There is a need for more social and cultural geographers to examine the nature and emergence of social enterprise/entrepreneurship in the UK. Whilst some work has explored the interrelationships between people, place and volunteering (Milligan, 2007), work on social enterprise/entrepreneurship in this field is scarce. Social entrepreneurs identify social need at the local, national and global scales; generate interest from a variety of social, cultural, economic and political spheres; and create tangible/intangible social impacts on individuals, communities, and cultures through their encounters with people, environment and place.
For social and cultural geography, social entrepreneurs not only present the opportunity to revive long-standing debates over agency, community, citizenship, space and place but also to make contributions to recent work on mobility, diasporic geographies, geographies of enchantment and especially to rethink the links between modes of economic activity and the creation of social goods.
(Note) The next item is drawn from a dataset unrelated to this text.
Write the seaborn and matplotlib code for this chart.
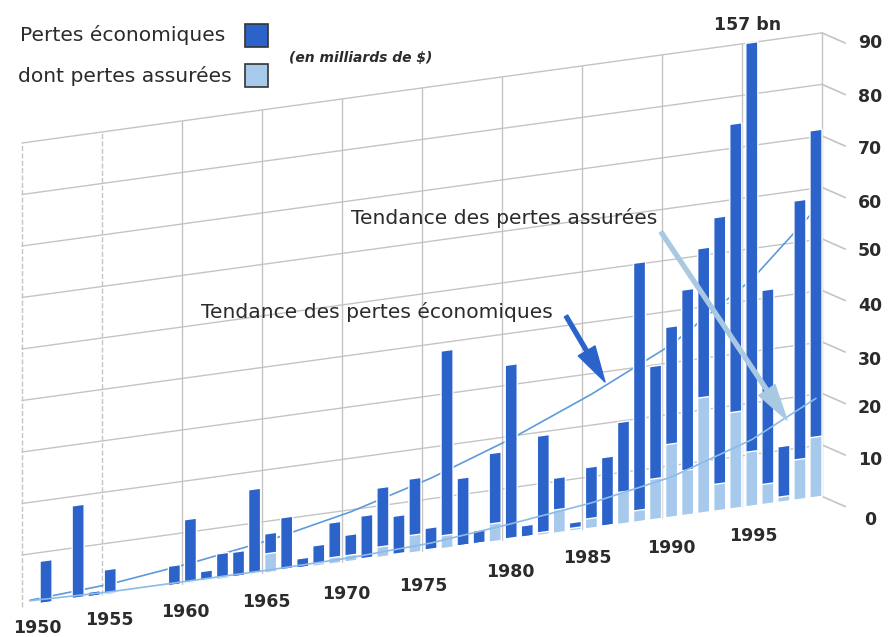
import matplotlib
matplotlib.use('Agg')
import matplotlib.pyplot as plt
import seaborn as sns
import pandas as pd
from matplotlib.transforms import Affine2D

# pertes par annee, 1950-1999 (en milliards de $)
annees = list(range(1950, 2000))
pertes_eco = [0, 8.3, 0, 18.2, 1.0, 4.9, 0, 0, 0, 3.9,
              12.5, 2.0, 5.0, 4.9, 16.6, 7.6, 10.3, 1.9, 4.0, 8.0,
              5.2, 8.5, 13.5, 7.6, 14.4, 4.4, 38.4, 13.2, 2.6, 17.2,
              33.9, 2.3, 19.3, 10.7, 1.6, 11.9, 13.4, 19.8, 50.3, 29.8,
              37.0, 43.8, 51.4, 57.0, 74.7, 90.0, 41.6, 10.8, 58.1, 71.3]
pertes_ass = [0, 0.1, 0, 0.2, 0.1, 0.4, 0, 0, 0, 0.1,
              0.3, 0.3, 0.4, 0.1, 0.3, 3.7, 0.2, 0.1, 0.5, 1.2,
              1.2, 0.2, 2.0, 0.2, 3.4, 0.2, 2.5, 0.1, 0.1, 3.5,
              0.2, 0.1, 0.5, 4.5, 0.5, 1.9, 0.1, 6.2, 2.2, 7.9,
              14.2, 8.7, 22.4, 5.2, 18.7, 10.6, 3.9, 1.0, 7.8, 11.7]

# courbes de tendance, une valeur tous les 5 ans
annees_tendance = [1950, 1955, 1960, 1965, 1970, 1975, 1980, 1985, 1990, 1995, 1999]
tendance_eco = [1.0, 2.0, 3.9, 6.3, 9.6, 14.0, 19.5, 26.0, 33.5, 44.0, 56.0]
tendance_ass = [0.9, 0.5, 0.5, 0.5, 0.7, 1.4, 3.0, 4.9, 7.8, 12.9, 19.2]

labels_annees = ['1950', '1955', '1960', '1965', '1970', '1975', '1980', '1985', '1990', '1995']
labels_valeurs = ['0', '10', '20', '30', '40', '50', '60', '70', '80', '90']

BLEU = '#2c63cb'
BLEU_CLAIR = '#a6c9ec'
GRIS = '#c4c4c4'
TEXTE = '#2b2b2b'

W, H = 888, 637
sns.set_theme(style='white')
plt.rcParams['font.family'] = ['DejaVu Sans']

fig = plt.figure(figsize=(W / 100, H / 100), dpi=100)
ax = fig.add_axes([22 / W, 0, 802 / W, 1])

df = pd.DataFrame({'annee': annees, 'eco': pertes_eco, 'ass': pertes_ass})
df_t = pd.DataFrame({'pos': [a - 1950 for a in annees_tendance], 'eco': tendance_eco, 'ass': tendance_ass})

sns.barplot(data=df, x='annee', y='eco', color=BLEU, saturation=1, width=0.75, ax=ax, zorder=3)
sns.barplot(data=df, x='annee', y='ass', color=BLEU_CLAIR, saturation=1, width=0.75, ax=ax, zorder=4)
sns.lineplot(data=df_t, x='pos', y='eco', color='#5c9bdc', lw=1.2, estimator=None, sort=False, ax=ax, zorder=2)
sns.lineplot(data=df_t, x='pos', y='ass', color='#8dbbe8', lw=1.2, estimator=None, sort=False, ax=ax, zorder=5)

# grille (les barres sont un peu plus espacees que les cases)
echelle = 5.15  # px par unite
pente = 0.138 * 16 / echelle  # montee par annee, en unites
x_fin = 800 / 16.04 - 0.5
for v in range(10, 100, 10):
    ax.plot([-0.5, x_fin], [v, v], color=GRIS, lw=1, zorder=1)
for i in range(11):
    xg = -0.5 + i * (x_fin + 0.5) / 10
    ax.plot([xg, xg], [0, 90], color=GRIS, lw=1, zorder=1, ls='--' if i < 2 else '-')
# petits traits vers les labels a droite
for v in range(0, 100, 10):
    ax.plot([x_fin, x_fin + 1.45], [v, v - 2.6], color=GRIS, lw=1.2, zorder=1)

# tout est cisaille pour donner l'effet de perspective
shear = Affine2D.from_values(1, pente, 0, 1, 0, pente * 0.5)
for artist in list(ax.patches) + list(ax.lines):
    artist.set_transform(shear + ax.transData)
    artist.set_clip_on(False)

ax.set_xlim(-0.5, 49.5)
ax.set_ylim(-(H - 606.5) / echelle, 606.5 / echelle)
ax.axis('off')


def txt(x, y, s, **kw):
    kw.setdefault('ha', 'center')
    kw.setdefault('va', 'center')
    kw.setdefault('color', TEXTE)
    fig.text(x / W, 1 - y / H, s, **kw)


def fleche(x0, y0, x1, y1, couleur):
    ax.annotate('', xy=(x1 / W, 1 - y1 / H), xytext=(x0 / W, 1 - y0 / H),
                xycoords='figure fraction', textcoords='figure fraction',
                arrowprops=dict(width=2.8, headwidth=14, headlength=26,
                                color=couleur, shrink=0), zorder=6)


# labels des axes
for s, (x, y) in zip(labels_annees, [(37, 628), (109, 620), (185, 612), (266, 602), (346, 594),
                                     (423, 586), (510, 572), (587, 558), (671, 548), (753, 536)]):
    txt(x, y, s, fontsize=12.5, fontweight='bold')
for s, y in zip(labels_valeurs, [520, 460, 408, 360, 306, 251, 203, 149, 97, 43]):
    txt(870, y, s, fontsize=12.5, fontweight='bold')

txt(748, 25, '157 bn', fontsize=12.5, fontweight='bold')
txt(123, 35, 'Pertes économiques', fontsize=14.6)
txt(125, 76, 'dont pertes assurées', fontsize=14.6)
txt(361, 58, '(en milliards de $)', fontsize=10, fontweight='bold', style='italic')
txt(504, 218, 'Tendance des pertes assurées', fontsize=14.6)
txt(377, 312, 'Tendance des pertes économiques', fontsize=14.6)

# legende
for y0, c in [(24, BLEU), (64, BLEU_CLAIR)]:
    fig.patches.append(plt.Rectangle((245 / W, 1 - (y0 + 23) / H), 23 / W, 23 / H, transform=fig.transFigure,
                                     facecolor=c, edgecolor='#333333', lw=1.2))

fleche(566, 316, 605, 382, BLEU)
fleche(661, 232, 787, 420, '#a9c8e2')

fig.savefig('out.png', dpi=100, facecolor='white')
This session aims to move current debates in geography, e.g. within geographies of volunteerism, forward by looking at individuals as drivers of social change from a new perspective. This is also pertinent given that social entrepreneurship/enterprise is fast becoming the major force of change in UK society. This session stems from a collaborative research between UCL and a leading supporter of social entrepreneurs (UnLtd), and we want to create a forum for debate about the emergence of and contribution to be made by geographies of social enterprise.
We invite proposals from geographers to present papers on:
- Geographical patterns of social entrepreneurial activities
- The role of Social Enterprise, Voluntarism and Charities in shaping places
- The concepts of space within the third sector, and how its geometry changes as result of social enterprise
- The merits and demerits of mapping social impact
- The relevance of non-spatial mapping to better understand social entrepreneurial activity.
Deadline for title and abstracts (c. 200 words): 10 February 2008
This session is part of two planned sessions about Social Enterprise. The second one is a closed session organise by Dr. Sarah-Anne Munoz, which will focus on Social Enterprise, Social Theory and Geographies of Empowerment.